NYC Books Through Bars during the
COVID-19 Outbreak

NYC Books Through Bars

NYC Books Through Bars responds to letters from people incarcerated by the injustice system, which pervades multiple levels of government. Over the years, we have received many letters from people in solitary confinement or without access to books, education, or a library. During the COVID-19 pandemic, the number of such letters skyrocketed as a health emergency landed massive numbers of people in solitary or solitary-like conditions.

Some letters NYC Books Through Bars recieved from incarcerated people

Where they exist, libraries for the incarcerated, like the prison industrial complex’s other programs, have been largely suspended. Even where library programs exist, solitary confinement prevents people from accessing them. Books Through Bars, however, is able, in some cases, to help overcome this barrier. One letter-writer from California expressed gratitude for our programming’s workaround. Placed in solitary, the writer stated: “[Thank you] for sending me great books while I was trapped in the hole. You couldn’t believe how much it helps.” Similar feelings were communicated in mail from a person held in administrative segregation in Texas. As a result of the prison industrial complex labeling them a gang member, this individual had been detained for eleven years. They wrote to us that the “‘powers that be’ use that to hold me captive here. I’m restricted to my cell 22-1/2 hours a day with 1-1/2 hours’ time for recreation and a shower. So, books are my lifeline between sanity and me going ‘ballistic’…” Someone in solitary for over two years shared another common sentiment when explaining, “I would like any subject [of books], and I really mean any. I would be extremely thankful for anything you could send me. I’m in the hole at ... since ...“ As these remarks indicate, incarcerated people are eager to engage the content we share with them. This desire is especially urgent for those in solitary, which exacerbates individuals’ lack of access to education and books from prison while also creating or worsening their poor mental health prospects there.

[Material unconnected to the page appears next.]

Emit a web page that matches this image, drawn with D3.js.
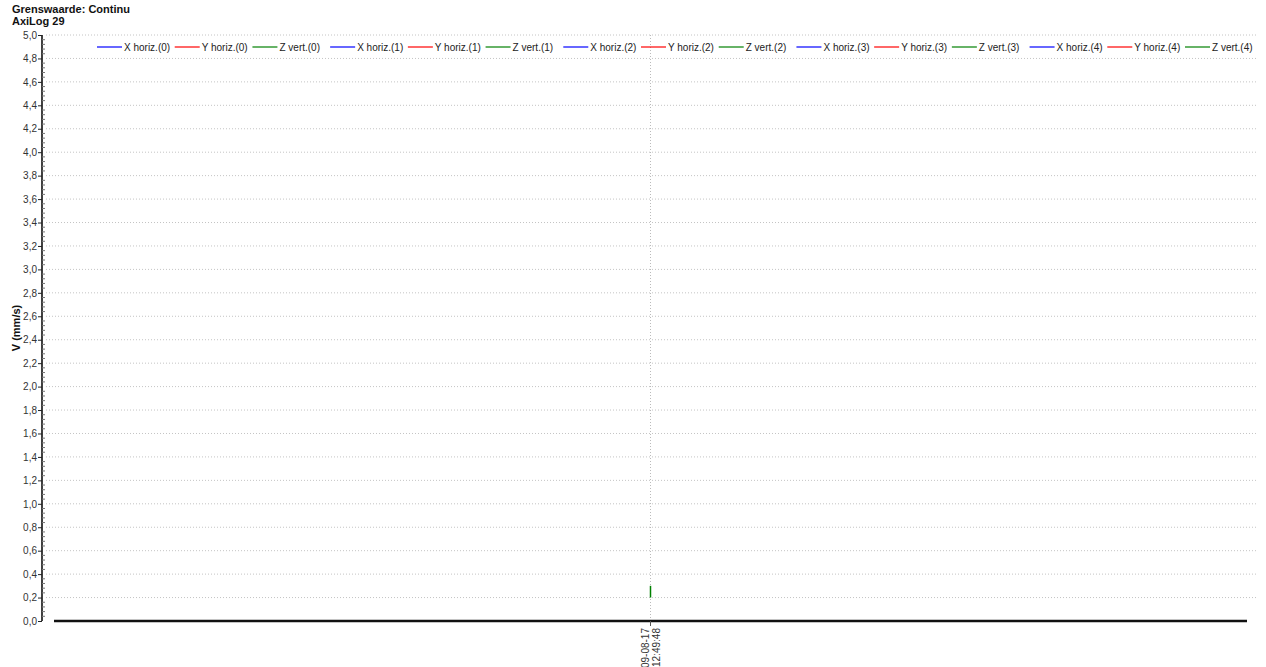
<!DOCTYPE html>
<html>
<head>
<meta charset="utf-8">
<script src="https://cdn.jsdelivr.net/npm/d3@7"></script>
<style>
  body { margin: 0; background: #fff; }
  svg { font-family: "Liberation Sans", Arial, sans-serif; }
</style>
</head>
<body>
<div class="chart"></div>
<script>
// data
var titleLines = ["Grenswaarde: Continu", "AxiLog 29"];
var seriesNames = ["X horiz.(0)", "Y horiz.(0)", "Z vert.(0)", "X horiz.(1)", "Y horiz.(1)", "Z vert.(1)",
  "X horiz.(2)", "Y horiz.(2)", "Z vert.(2)", "X horiz.(3)", "Y horiz.(3)", "Z vert.(3)",
  "X horiz.(4)", "Y horiz.(4)", "Z vert.(4)"];
var seriesColors = ["#0000ff", "#ff0000", "#008000"];
var eventTime = "2017-08-09T12:49:48";
var tickLabel = ["09-08-17", "12:49:48"];
// Z vert.(0) spike at the event time
var spikeTimes = [eventTime, eventTime];
var spikeValues = [0.2, 0.3];
var yMin = 0, yMax = 5;

var svgWidth = 1266, svgHeight = 667;
var margin = { top: 35, right: 8, bottom: 46, left: 42 };
var chartWidth = svgWidth - margin.left - margin.right;
var chartHeight = svgHeight - margin.top - margin.bottom;

var svg = d3.select(".chart").append("svg")
  .attr("width", svgWidth)
  .attr("height", svgHeight);

// titles
svg.selectAll(".title").data(titleLines).enter().append("text")
  .attr("x", 12)
  .attr("y", (d, i) => 13 + i * 12)
  .attr("font-size", "11px")
  .attr("font-weight", "bold")
  .attr("fill", "#111")
  .text(d => d);

var chartGroup = svg.append("g")
  .attr("transform", `translate(${margin.left}, ${margin.top})`);

var parse = d3.timeParse("%Y-%m-%dT%H:%M:%S");
var t0 = parse(eventTime);
var xScale = d3.scaleTime()
  .domain([d3.timeSecond.offset(t0, -60), d3.timeSecond.offset(t0, 60)])
  .range([12, 1205]);

var yScale = d3.scaleLinear()
  .domain([yMin, yMax])
  .range([chartHeight, 0]);

var fmt = d => d3.format(".1f")(d).replace(".", ",");
var majorTicks = d3.range(yMin, yMax + 0.001, 0.2);
var minorTicks = d3.range(yMin, yMax + 0.001, 0.04);

// gridlines
chartGroup.append("g").selectAll("line")
  .data(majorTicks.slice(1)).enter().append("line")
  .attr("x1", 4).attr("x2", 1216)
  .attr("y1", d => yScale(d)).attr("y2", d => yScale(d))
  .attr("stroke", "#c4c4c4")
  .attr("stroke-dasharray", "1,2");

chartGroup.append("line")
  .attr("x1", xScale(t0)).attr("x2", xScale(t0))
  .attr("y1", 0).attr("y2", chartHeight + 5)
  .attr("stroke", "#bbbbbb")
  .attr("stroke-dasharray", "1,2");

// y axis
var leftAxis = d3.axisLeft(yScale).tickValues(majorTicks).tickFormat(fmt).tickSize(4).tickPadding(1);
var yAxisG = chartGroup.append("g").call(leftAxis);
yAxisG.select(".domain").attr("stroke", "#000").attr("stroke-width", 1.5).attr("d", `M0,0V${chartHeight}`);
yAxisG.selectAll("text").attr("font-size", "10px").attr("fill", "#333").attr("font-family", "Liberation Sans, Arial");
yAxisG.selectAll(".tick line").attr("stroke", "#222");

chartGroup.append("g").selectAll("line")
  .data(minorTicks.filter((d, i) => i % 5 !== 0)).enter().append("line")
  .attr("x1", 0).attr("x2", 3)
  .attr("y1", d => yScale(d)).attr("y2", d => yScale(d))
  .attr("stroke", "#777");

// y label
chartGroup.append("text")
  .attr("transform", "rotate(-90)")
  .attr("x", -(yScale(2.5)) )
  .attr("y", -22)
  .attr("text-anchor", "middle")
  .attr("font-size", "11px")
  .attr("font-weight", "bold")
  .attr("fill", "#111")
  .text("V (mm/s)");

// x axis baseline
var xr = xScale.range();
chartGroup.append("line")
  .attr("x1", xr[0]).attr("x2", xr[1])
  .attr("y1", yScale(0)).attr("y2", yScale(0))
  .attr("stroke", "#111")
  .attr("stroke-width", 2.5);

chartGroup.append("line")
  .attr("x1", xScale(t0)).attr("x2", xScale(t0))
  .attr("y1", yScale(0)).attr("y2", yScale(0) + 5)
  .attr("stroke", "#555");

var xLab = chartGroup.append("text")
  .attr("transform", `translate(${xScale(t0)}, ${yScale(0) + 7}) rotate(-90)`)
  .attr("text-anchor", "end")
  .attr("font-size", "10px")
  .attr("fill", "#333");
xLab.selectAll("tspan").data(tickLabel).enter().append("tspan")
  .attr("x", 0)
  .attr("y", (d, i) => -2 + i * 11)
  .text(d => d);

// spike
var spike = spikeTimes.map((t, i) => ({ t: parse(t), v: spikeValues[i] }));
chartGroup.append("path")
  .datum(spike)
  .attr("fill", "none")
  .attr("stroke", seriesColors[2])
  .attr("stroke-width", 1.5)
  .attr("d", d3.line().x(d => xScale(d.t)).y(d => yScale(d.v)));

// legend
var legendScale = d3.scalePoint().domain(seriesNames).range([97, 1185]);
var legend = svg.append("g").selectAll("g")
  .data(seriesNames).enter().append("g")
  .attr("transform", d => `translate(${legendScale(d)}, 47)`);
legend.append("line")
  .attr("x1", 0).attr("x2", 25)
  .attr("stroke", (d, i) => seriesColors[i % 3])
  .attr("stroke-width", 1.2);
legend.append("text")
  .attr("x", 27).attr("y", 4)
  .attr("font-size", "10px")
  .attr("fill", "#222")
  .text(d => d);
</script>
</body>
</html>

We seek to mitigate the isolation that incarcerated people feel and empower them with resources and access to community. Letter-writers frequently tell us about how books help them to learn and to understand that they are not alone. Another person from Texas wrote, “I want you to know that what you do matters. The books you have sent me are serving to open my eyes, expand my horizon, free my mind, and are a great encouragement. In them I find that I am not alone in this. People here ARE blind. The crazy unjust things I observe ARE actually happening and, although most of my peers shrug these things off. This is NOT OK.” Writing to encourage us and similar Books Through Bars programs, one writer concluded by saying, “Hopefully the government, corona-virus, or even a giant snake can’t stop ya’ll from giving us a lil’ bit of freedom.”

The letters often mention that people on the inside share the books that we supply with others there or give them to the prison library. Another letter from Texas (we get over half our letters from Texas) begins by telling us that “y’all are Awesome & I always pass on and share what y’all send me.” The letter, sent from death row, concluded by stating, “Once again, thank you for helping keep D-row live...” We also receive many pieces of art, either in initial letters or with thank-you notes. Some of this art is on our website.

New York City Books Through Bars sends approximately 10,000 packages of books a year to forty states and Puerto Rico. Our program also strives to make available types of literature that may not be readily available through a prison library, such as indigenous resistance, LGBTQ+, radical, and feminist books, among others. One request sent to us reads, “[Thanks] for sending me those Black revolutionaries’ books. I really enjoyed them. Can you please send me more Black History Books...” The letters that we receive confirm that there is a dire demand for books and educational content in prison. As much as we try to address the demand, we know that obstacles to these resources—along with resources for medical supplies and other basic needs—are part of a systemic institutional problem that exceeds our program’s purview.

In 2018, we faced challenges when the New York State Department of Corrections and Community of Supervision (DOCCS) proposed a policy, Directive 4911A, which would have restricted prisoners from receiving packages from family members and the public. Instead, books would only be available for purchase through a handful of private for-profit vendors—in other words, not programs like ours. A coalition of groups representing the family members of those incarcerated, allied prisoners’ rights organizations, and the media organized around our cause. Two weeks after these groups mounted opposition to Directive 4911A, the DOCCS withdrew it.

More information about book-banning policies, based on our experiences, is available on our website.

Literacy and access to reading material are human rights. We send books directly to people because we believe that political education is necessary for liberation.